Saturday, October 16, 2010

The Magical Connection of Very Young and Very Old

A snap shot of a photograph printed on a plate.  My mom recently took this picture on he trip to Romania this year to visit family.  The woman on the right is my Great-Grandma, and the little boy on the left is my mom's brother.  He had Leukemia, and they both died together in a fire when he was three years old.  It is pretty tragic.  And I feel a little bad writing about tragedy on this blog because I'm sure everyone has enough to deal with and no one particularly wants to hear another sad story to bring them down.  But I need to get this off my chest and chronicle the family history in a safe spot.  So ignore if you please.
My mom says that Kaio reminds her of her brother; so animated, sweet, and happy.  And that her grandmother loved her little brother so much.  They were inseparable.  When the fire started, he was playing by her feet in the kitchen, which is where he always stayed.  They say that she tried to dowse the cooking fire with oil.  Totally what you are not supposed to do.  But my Great-Grandma predicted that she would die with him.  Or said that she didn't want to live without him.  So it turned out to be a self fulfilling prophesy.
And here is my grandfather, Tata, at a graveyard in Trenton, New Jersey.  This is where he is buried, where his wife is buried, and where his bothers and sisters - who died as children - are buried.  Five of his siblings died of childhood diseases during the short period that they lived in the United States.  That was in the 1910's.  They moved back to Romania in 1920, when my Grandfather was five years old.  Only he and one younger brother lived into adulthood.
At then here are the two brothers, Easter 2006.  The last Easter before Sabin passed away.  My grandfather followed in 2008.
As Tata's health began to dramatically fade in 2006, I prayed that he would hold on until Kaio's birth.  He made it, and lived for a year and a half longer.  Seven of those months we lived in the same house together.   They had a cosmic affinity for each other from the beginning.  Since the day Kaio was born, he brought life and love into Tata's aging soul.  I remember that Tata would just look at him and laugh at everything that baby Kaio did.  He would give him his pacifier if he dropped it.  he would come to help if he heard him crying.  One night, when Kaio was 4 months old and crying in his crib, Mariano and I were obviously too sleep deprived to wake up, Tata went into Kaio's room and somehow was strong enough to lift him out of the crib and rock him back to sleep.  I came into the room later in the night and Tata was still holding him.  It was so sweet to me, but it frightened Mariano because Tata was suffering from dementia and shouldn't be holding Kaio without supervision.

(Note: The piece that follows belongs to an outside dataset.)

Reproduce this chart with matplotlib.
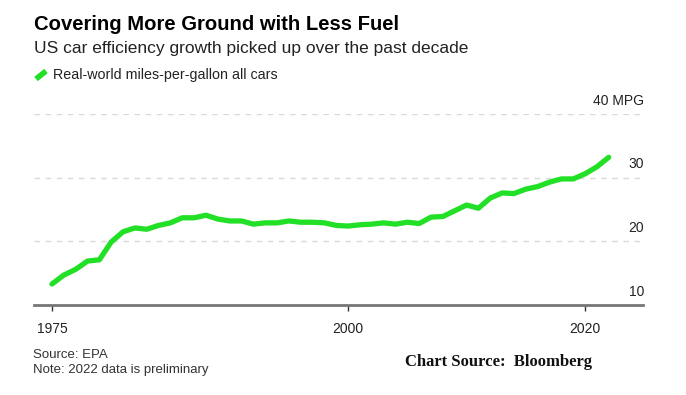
import numpy as np
import matplotlib
matplotlib.use("Agg")
import matplotlib.pyplot as plt
from matplotlib.lines import Line2D

# real-world mpg, all cars
years = list(range(1975, 2023))
mpg = [13.3, 14.7, 15.6, 16.9, 17.1, 19.9, 21.5, 22.1, 21.9, 22.5,
       22.9, 23.7, 23.7, 24.1, 23.5, 23.2, 23.2, 22.7, 22.9, 22.9,
       23.2, 23.0, 23.0, 22.9, 22.5, 22.4, 22.6, 22.7, 22.9, 22.7,
       23.0, 22.8, 23.8, 23.9, 24.8, 25.7, 25.2, 26.8, 27.6, 27.5,
       28.2, 28.6, 29.3, 29.8, 29.8, 30.6, 31.7, 33.2]

x_ticks = [1975, 2000, 2020]
y_ticks = [10, 20, 30, 40]
y_labels = ["10", "20", "30", "40 MPG"]

green = "#22e026"
W, H = 686, 395
plt.rcParams['font.family'] = ['Liberation Sans', 'DejaVu Sans']

fig = plt.figure(figsize=(W / 100, H / 100), dpi=100)
# axes box in pixel coords: x 34..643, y 114..305
ax = fig.add_axes([34 / W, (H - 305) / H, (643 - 34) / W, (305 - 114) / H])
ax.set_xlim(1975 - 18 / 11.85, 2000 + 295 / 11.85)
ax.set_ylim(10, 40)

for v in y_ticks[1:]:
    ax.axhline(v, color="#d9d9d9", lw=1, ls=(0, (4, 4)), zorder=1)

ax.plot(years, mpg, color=green, lw=3.8, solid_capstyle="round",
        solid_joinstyle="round", zorder=3)

for s in ["top", "right", "left"]:
    ax.spines[s].set_visible(False)
ax.spines["bottom"].set_color("#777777")
ax.spines["bottom"].set_linewidth(2)
ax.set_yticks([])
ax.set_xticks(x_ticks)
ax.set_xticklabels([str(t) for t in x_ticks], fontsize=10, color="#222222")
ax.tick_params(axis="x", length=4, width=1, color="#333333", pad=8)

for v, lab in zip(y_ticks, y_labels):
    ax.annotate(lab, xy=(1.002, v), xycoords=("axes fraction", "data"),
                xytext=(0, 9.5), textcoords="offset points",
                ha="right", va="center", fontsize=10, color="#222222")

fig.text(34 / W, 1 - 24 / H, "Covering More Ground with Less Fuel",
         fontsize=14.6, fontweight="bold", va="center", ha="left", color="#000000")
fig.text(34 / W, 1 - 49 / H, "US car efficiency growth picked up over the past decade",
         fontsize=12.5, va="center", ha="left", color="#222222")
fig.add_artist(Line2D([36 / W, 46 / W], [1 - 79 / H, 1 - 71 / H], color=green,
                      lw=4, solid_capstyle="butt"))
fig.text(53 / W, 1 - 75 / H, "Real-world miles-per-gallon all cars",
         fontsize=10.3, va="center", ha="left", color="#222222")

fig.text(33 / W, 1 - 355 / H, "Source: EPA", fontsize=9.5, va="center", color="#333333")
fig.text(33 / W, 1 - 370 / H, "Note: 2022 data is preliminary", fontsize=9.5,
         va="center", color="#333333")
fig.text(405 / W, 1 - 362 / H, "Chart Source:  Bloomberg", fontsize=12,
         fontweight="bold", family="Liberation Serif", va="center", color="#111111")

fig.savefig("out.png", dpi=100)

Actually Tata didn't know that Kaio was my baby.  He always called him Mikey, referring to my little brother Micheal.  And if both Micheal and Kaio were in a room together, Tata still didn't get it.  He would just brush his hand at the thought that the baby was anyone other than baby Mikey.
Kaio would crawl to him, sit in his lap, kiss him, and play with him.  one day when we visited Tata in the hospital and Kaio saw him in pain, well that was the most upset that I ever saw baby Kaio.  I feel blessed that they were able to connect.  And although Kaio was too young at the time to remember, and Tata too old to understand, there was something profoundly magical about the connection they shared together.  The connected in the purest possible realm of existence, where their spirits danced and no words or actions were needed, only a look, a laugh, and maybe a tickle.  Witnessing this is what drives me to believe that children and elderly need to play together.